Several weeks ago Finance Minister Goodale was interviewed on the Roy Green show on CHML. Roy Green asked him why the government still charges a deficit fighting excise tax even though we haven't had a deficit in eight years and why the government charges GST on this tax. The excuse of the time was the savings at the pump would immediately be eaten into by increased adminstrative costs in figuring out the different taxes.
It appears that Minister Goodale has finally figured out that this is the lamest excuse possible and is now blaming it on the oil companies. You see if the government were to reduce gas taxes by 2-3 cents/litre the gas companies would increase their prices "in 30 minutes". Really?
Let's compare two geographically close cities under different tax regimes, namely Toronto and Detroit. I can get gas at Shell in either city. Shell is a Dutch company so there would be no reason why they would decide to profit maximize in one location and not in another.
According to GasBuddy you can pay $1.007/L for gas in Toronto today.
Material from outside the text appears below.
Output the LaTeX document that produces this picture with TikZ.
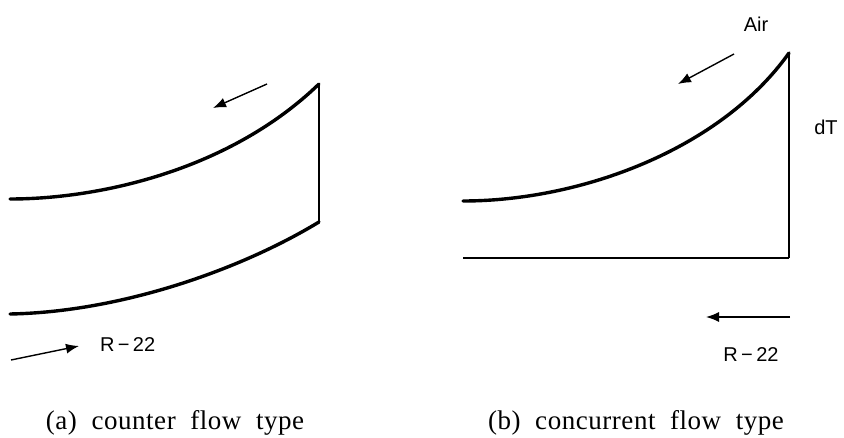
\documentclass[tikz,border=0pt]{standalone}
\usepackage{fontspec}
\setmainfont{Liberation Serif}
\newfontfamily\labelfont{Liberation Sans}
\newfontfamily\captionfont[WordSpace=2, LetterSpace=2]{Liberation Serif}
\usepackage{tikz}
\usetikzlibrary{arrows.meta}

\begin{document}
\begin{tikzpicture}[x=1pt, y=-1pt,
    curve/.style={line width=3.4pt, line cap=round},
    wall/.style={line width=1.4pt},
    flow/.style={-{Latex[length=13pt, width=10pt]}, line width=1.4pt},
    lbl/.style={font=\labelfont\fontsize{20}{22}\selectfont, inner sep=0pt},
    captext/.style={font=\captionfont\fontsize{27}{30}\selectfont, inner sep=0pt, anchor=base}
  ]
  \useasboundingbox (0,0) rectangle (844,438);

  % (a) counter flow
  \coordinate (a1) at (10,199);
  \coordinate (a2) at (319,84);
  \coordinate (a3) at (10,314);
  \coordinate (a4) at (319,222);
  \draw[curve] (a1) .. controls (100,199) and (230,170) .. (a2);
  \draw[curve] (a3) .. controls (120,312) and (240,270) .. (a4);
  \draw[wall] (a2) -- (a4);
  \coordinate (airAs) at (267,84);
  \coordinate (airAe) at (213,108);
  \draw[flow] (airAs) -- (airAe);
  \coordinate (refAs) at (11,360);
  \coordinate (refAe) at (79,346);
  \draw[flow] (refAs) -- (refAe);
  \node[lbl, anchor=west] (refA) at (100,345) {R\,−\,22};
  \node[captext] (capA) at (175,429) {(a) counter flow type};

  % (b) concurrent flow
  \coordinate (b1) at (463,201);
  \coordinate (b2) at (789,53);
  \coordinate (b3) at (463,258);
  \coordinate (b4) at (789,258);
  \draw[curve] (b1) .. controls (580,201) and (720,150) .. (b2);
  \draw[curve, line width=2.8pt, line cap=butt] (b3) -- (b4);
  \draw[wall, line width=1.6pt] (b2) -- (b4);
  \coordinate (airBs) at (734,54);
  \coordinate (airBe) at (678,84);
  \draw[flow] (airBs) -- (airBe);
  \node[lbl] (air) at (756,24) {Air};
  \node[lbl] (dT) at (826,127) {dT};
  \coordinate (refBs) at (790,317);
  \coordinate (refBe) at (706,317);
  \draw[flow] (refBs) -- (refBe);
  \node[lbl] (refB) at (751,355) {R\,−\,22};
  \node[captext] (capB) at (636,429) {(b) concurrent flow type};
\end{tikzpicture}
\end{document}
In Detroit you could pay $3.39/g. Converting that is $1.007/L in Toronto and $0.746/L in Detroit. If Minister Goodale is correct why is gas not $1.007/L in Detroit? Do you think he is spinning?
The real reason is that the Liberals want to take this gas tax money and transfer in to the municipalities. In short, they would rather spend the money on their priorities than letting you keep your own money. But you already know that. That is how taxes work. The government decides they know better than you do how to spend your money. Hey, you may agree with that. Canadians keep voting that way. But let's at least call a spade a spade.
Update: The Ottawa
Citizen has more on this lame excuse.
...That's an interesting line of reasoning from the man in charge of Canada's economy. Whatever conspiracy theorists think, the gas business is highly competitive: drivers have an easy time shopping around for the best price. Any gas station whose owner decided to pocket a tax cut would watch his customers driving to his competitor across the street.
It's also discouraging that Mr. Goodale doesn't seem to recognize that a tax policy established when gas cost 55.4 cents a litre, as it did on average in 1995 (67 cents in today's money) might not necessarily make sense when gas costs a dollar.